Does the Manin-Drinfeld theorem hold over number fields? The Manin-Drinfeld theorem has various equivalent statements. Let $\Gamma$ be a congruence subgroup of $\mathrm{SL}_2(\mathbb{Z})$. Then:


*

*for any congruence subgroup $\Gamma$ of $\mathrm{SL}_2(\mathbb{Z})$, the subgroup of $\operatorname{Jac}(X(\Gamma))$ generated by the cusps is finite;

*if $c_1, c_2$ are cusps and $f \in S_2(\Gamma)$ is a Hecke eigenform, the integral $\int_{c_1}^{c_2} f(z) \mathrm{d}z$ is a linear combination of the periods $\Omega_+(f)$ and $\Omega_-(f)$ with coefficients in the field generated by the Hecke eigenvalues of $f$;

*the natural map $H^1_c(Y(\Gamma), \mathbb{Q}) \to H^1(Y(\Gamma), \mathbb{Q})$ has a unique Hecke-equivariant section.

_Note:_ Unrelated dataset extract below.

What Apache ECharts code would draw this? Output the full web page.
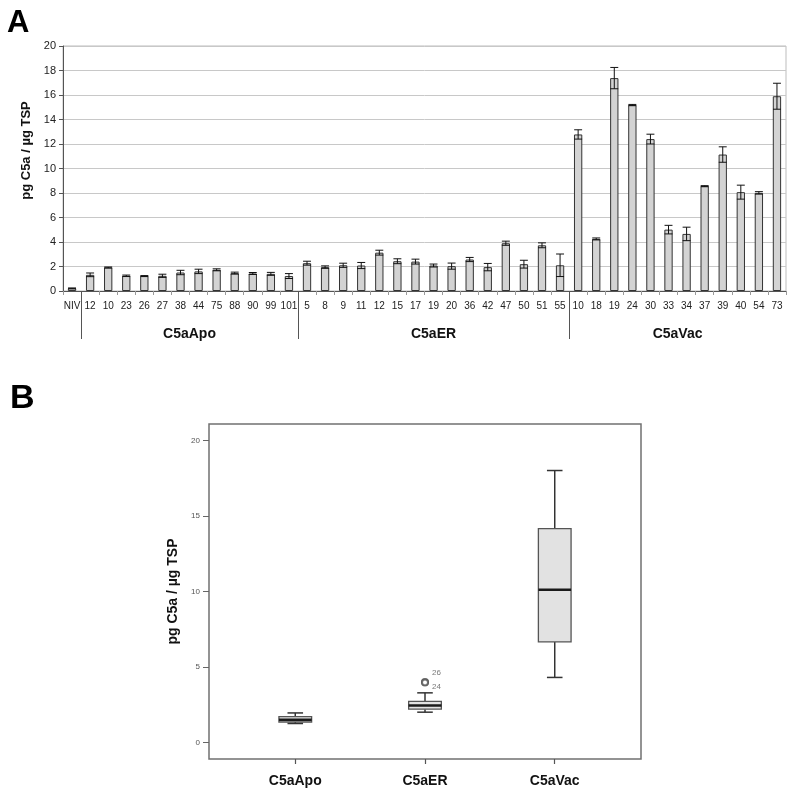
<!DOCTYPE html>
<html><head><meta charset="utf-8">
<script src="https://cdn.jsdelivr.net/npm/echarts@6/dist/echarts.min.js"></script>
<style>html,body{margin:0;padding:0;background:#fff}#c{width:790px;height:793px}</style>
</head><body><div id="c"></div>
<script>
// ---------- Panel A data ----------
const nivLabels = ['NIV'];
const apoLabels = ['12','10','23','26','27','38','44','75','88','90','99','101'];
const erLabels  = ['5','8','9','11','12','15','17','19','20','36','42','47','50','51','55'];
const vacLabels = ['10','18','19','24','30','33','34','37','39','40','54','73'];

const nivValues = [0.22];
const nivErrors = [0.03];
const apoValues = [1.32,1.92,1.24,1.22,1.24,1.51,1.60,1.73,1.46,1.43,1.40,1.22];
const apoErrors = [0.15,0.04,0.06,0.04,0.13,0.18,0.18,0.08,0.08,0.08,0.12,0.20];
const erValues  = [2.27,1.95,2.10,2.08,3.13,2.43,2.40,2.08,2.03,2.57,1.95,3.90,2.19,3.73,2.10];
const erErrors  = [0.16,0.10,0.17,0.25,0.20,0.20,0.20,0.12,0.25,0.17,0.30,0.17,0.32,0.20,0.92];
const vacValues = [12.78,4.25,17.38,15.18,12.40,5.01,4.66,8.56,11.14,8.07,8.01,15.90];
const vacErrors = [0.38,0.08,0.87,0.05,0.40,0.35,0.55,0.04,0.63,0.57,0.10,1.06];

const groupNames = ['C5aApo','C5aER','C5aVac'];
const yTicksA = [0,2,4,6,8,10,12,14,16,18,20];
const yTitle = 'pg C5a / µg TSP';

// ---------- Panel B data ----------
const boxCategories = ['C5aApo','C5aER','C5aVac'];
const boxApo = [1.25,1.35,1.50,1.70,1.95];   // min, Q1, median, Q3, max
const boxER  = [2.00,2.20,2.45,2.71,3.28];
const boxVac = [4.30,6.65,10.10,14.15,18.00];
const outlierValues = [4.00,3.96];
const outlierLabels = ['26','24'];
const yTicksB = [0,5,10,15,20];

// ---------- build ----------
const FONT = '"Liberation Sans", Arial, sans-serif';
const categories = [...nivLabels, ...apoLabels, ...erLabels, ...vacLabels];
const values = [...nivValues, ...apoValues, ...erValues, ...vacValues];
const errors = [...nivErrors, ...apoErrors, ...erErrors, ...vacErrors];
const groupSizes = [apoLabels.length, erLabels.length, vacLabels.length];
const sepPos = []; const centerPos = [];
let acc = nivLabels.length;
groupSizes.forEach(n => { sepPos.push(acc); centerPos.push(acc + n/2); acc += n; });
const N = categories.length;

const errData = values.map((v,i) => [i, v, errors[i]]);
const boxData = [boxApo, boxER, boxVac].map((b,i) => [i, ...b]);
const outlierData = outlierValues.map((v,i) => ({
  value: [boxCategories.indexOf('C5aER'), v],
  label: {show:true, formatter: outlierLabels[i], position:'right', distance:3,
          offset:[0, i === 0 ? -9 : 4], fontSize:8, color:'#555', fontFamily:FONT}
}));

const chart = echarts.init(document.getElementById('c'), null, {renderer:'canvas'});
chart.setOption({
  animation:false,
  backgroundColor:'#fff',
  title:[
    {text:'A', left:2, top:3, textStyle:{fontSize:31, fontWeight:'bold', color:'#000', fontFamily:FONT}},
    {text:'B', left:5, top:377, textStyle:{fontSize:34, fontWeight:'bold', color:'#000', fontFamily:FONT}}
  ],
  grid:[
    {left:63, top:46, width:723, height:245, show:true, borderColor:'#bdbdbd', borderWidth:1},
    {left:209, top:424, width:432, height:335, show:true, borderColor:'#707070', borderWidth:1.5}
  ],
  xAxis:[
    {gridIndex:0, type:'category', data:categories,
     axisLine:{onZero:false, lineStyle:{color:'#555', width:1}},
     axisTick:{show:true, interval:0, length:4, lineStyle:{color:'#999'}},
     axisLabel:{interval:0, fontSize:10, color:'#222', margin:10, fontFamily:FONT}},
    {gridIndex:0, type:'value', min:0, max:N, position:'bottom',
     axisLine:{show:false, onZero:false}, splitLine:{show:false},
     axisTick:{show:true, customValues:sepPos, length:48, lineStyle:{color:'#555', width:1}},
     axisLabel:{customValues:centerPos, margin:36, fontSize:14, fontWeight:'bold', color:'#111', fontFamily:FONT,
       formatter:v => { const k = centerPos.findIndex(c => Math.abs(c - v) < 1e-6); return k >= 0 ? groupNames[k] : ''; }}},
    {gridIndex:1, type:'value', min:-0.665, max:2.665, position:'bottom',
     axisLine:{show:false, onZero:false}, splitLine:{show:false},
     axisTick:{show:true, customValues:[0,1,2], length:5, lineStyle:{color:'#555', width:1.2}},
     axisLabel:{customValues:[0,1,2], margin:15, fontSize:14, fontWeight:'bold', color:'#111', fontFamily:FONT,
       formatter:v => boxCategories[Math.round(v)]}}
  ],
  yAxis:[
    {gridIndex:0, type:'value', min:yTicksA[0], max:yTicksA[yTicksA.length-1], interval:yTicksA[1]-yTicksA[0],
     axisLine:{show:true, onZero:false, lineStyle:{color:'#555'}},
     axisTick:{show:true, length:4, lineStyle:{color:'#555'}},
     splitLine:{show:true, lineStyle:{color:'#c8c8c8', width:1}},
     axisLabel:{fontSize:11, color:'#222', margin:7, fontFamily:FONT},
     name:yTitle, nameLocation:'middle', nameGap:23, nameRotate:90,
     nameTextStyle:{fontSize:13, fontWeight:'bold', color:'#111', fontFamily:FONT, padding:[0,0,0,36]}},
    {gridIndex:1, type:'value', min:-1.1, max:21.08, position:'left',
     axisLine:{show:false, onZero:false}, splitLine:{show:false},
     axisTick:{show:true, customValues:yTicksB, length:6, lineStyle:{color:'#666'}},
     axisLabel:{customValues:yTicksB, fontSize:8, color:'#555', margin:9, fontFamily:FONT},
     name:yTitle, nameLocation:'middle', nameGap:26, nameRotate:90,
     nameTextStyle:{fontSize:14, fontWeight:'bold', color:'#111', fontFamily:FONT}}
  ],
  series:[
    {type:'bar', xAxisIndex:0, yAxisIndex:0, data:values, barWidth:'46%',
     itemStyle:{color:'#d3d3d3', borderColor:'#333', borderWidth:1}},
    {type:'custom', xAxisIndex:0, yAxisIndex:0, data:errData, encode:{x:0, y:1}, z:5,
     renderItem:(params, api) => {
       const x = api.value(0), v = api.value(1), e = api.value(2);
       const t = api.coord([x, v+e]), b = api.coord([x, v-e]);
       const hw = api.size([1,0])[0]*0.22;
       const st = {stroke:'#111', lineWidth:1, fill:null};
       return {type:'group', children:[
         {type:'line', shape:{x1:t[0], y1:t[1], x2:b[0], y2:b[1]}, style:st},
         {type:'line', shape:{x1:t[0]-hw, y1:t[1], x2:t[0]+hw, y2:t[1]}, style:st},
         {type:'line', shape:{x1:b[0]-hw, y1:b[1], x2:b[0]+hw, y2:b[1]}, style:st}
       ]};
     }},
    {type:'custom', xAxisIndex:2, yAxisIndex:1, data:boxData, encode:{x:0, y:[1,2,3,4,5]},
     renderItem:(params, api) => {
       const x = api.value(0);
       const lo = api.value(1), q1 = api.value(2), md = api.value(3), q3 = api.value(4), hi = api.value(5);
       const unit = api.size([1,0])[0];
       const hb = unit*0.126, hc = unit*0.06;
       const cx = api.coord([x, md])[0];
       const Y = v => api.coord([x, v])[1];
       const wst = {stroke:'#333', lineWidth:1.5, fill:null};
       return {type:'group', children:[
         {type:'line', shape:{x1:cx, y1:Y(hi), x2:cx, y2:Y(q3)}, style:wst},
         {type:'line', shape:{x1:cx, y1:Y(q1), x2:cx, y2:Y(lo)}, style:wst},
         {type:'rect', shape:{x:cx-hb, y:Y(q3), width:2*hb, height:Y(q1)-Y(q3)}, style:{fill:'#e2e2e2', stroke:'#555', lineWidth:1.3}},
         {type:'line', shape:{x1:cx-hb, y1:Y(md), x2:cx+hb, y2:Y(md)}, style:{stroke:'#1a1a1a', lineWidth:2.5}},
         {type:'line', shape:{x1:cx-hc, y1:Y(hi), x2:cx+hc, y2:Y(hi)}, style:wst},
         {type:'line', shape:{x1:cx-hc, y1:Y(lo), x2:cx+hc, y2:Y(lo)}, style:wst}
       ]};
     }},
    {type:'scatter', xAxisIndex:2, yAxisIndex:1, data:outlierData, symbol:'emptyCircle', symbolSize:6,
     itemStyle:{color:'#555', borderColor:'#555', borderWidth:1.5}, z:6}
  ]
});
</script></body></html>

I'm interested in extensions of this to the context of arithmetic quotients of $\mathrm{GL}_2(\mathbb{A}_K)$, where $K$ is a number field. The first statement only makes sense if $K$ is totally real, but the second and third can be formulated for any $K$. Are they true in this generality? 
(I have a translation of a 1978 paper by Kurcanov which gives the proof for $K$ an imaginary quadratic field; and I believe there is a more recent paper of Kurcanov that covers CM fields, but I can't read Russian and there doesn't seem to be an English translation.)
 A: Here are links to the translations of several Kurchanov's papers.
http://mr.crossref.org/iPage/?doi=10.1070%2FIM1978v012n03ABEH002002
http://mr.crossref.org/iPage/?doi=10.1070%2FIM1980v014n01ABEH001076
http://mr.crossref.org/iPage/?doi=10.1070%2FSM1980v036n04ABEH001848 
See also
http://www.mathnet.ru/php/person.phtml?&personid=21921&option_lang=eng .
A: The `pure thought' version of the Manin-Drinfeld theorem, due to Deligne and Elkik, is to show that the extension of mixed Hodge structures splits. 
$$0 \rightarrow H^1(X) \rightarrow H^1(Y) \rightarrow H^2_D(X) \rightarrow H^2(X)$$
Here $X$ is a modular curve, $D$ is set of cusps. (this is explained in a paper of Elkik in Asterisque). Perhaps this argument extends to the more general situation - I know it extends to the Kuga-Satake varieties over modular curves.  The arguments of Deligne and Elkik use the fact that the Hecke operators act with different eigenvalues. 
Here is the reference to the paper of Elkik:
Elkik, R. Le théorème de Manin-Drinfelʹd. (French) [The Manin-Drinfelʹd theorem] Séminaire sur les Pinceaux de Courbes Elliptiques (Paris, 1988). Astérisque No. 183 (1990), 59–67.
A: Along the line Venkataramana brought up, it's mentioned in section 7.6 of the paper Harmonic analysis in weighted $L_2$ spaces by Franke that if compactly-supported cohomology in the 3rd statement is replaced by the cuspidal part of cohomology (which is by definition a Hecke-summand but only defined over $\mathbb{C}$) and we ask about rationality, then when $G=Res^K_{\mathbb{Q}}GL_n$ for a number field $K$ an affirmative answer was given by Clozel (and Franke proved there the rationality of the $\{P\}$-part of cohomology for any class $\{P\}$ of associate parabolic subgroups). It's also remarked there Harder and Clozel seemed to be the first to mention this rationality generalizes Manin-Drinfel'd.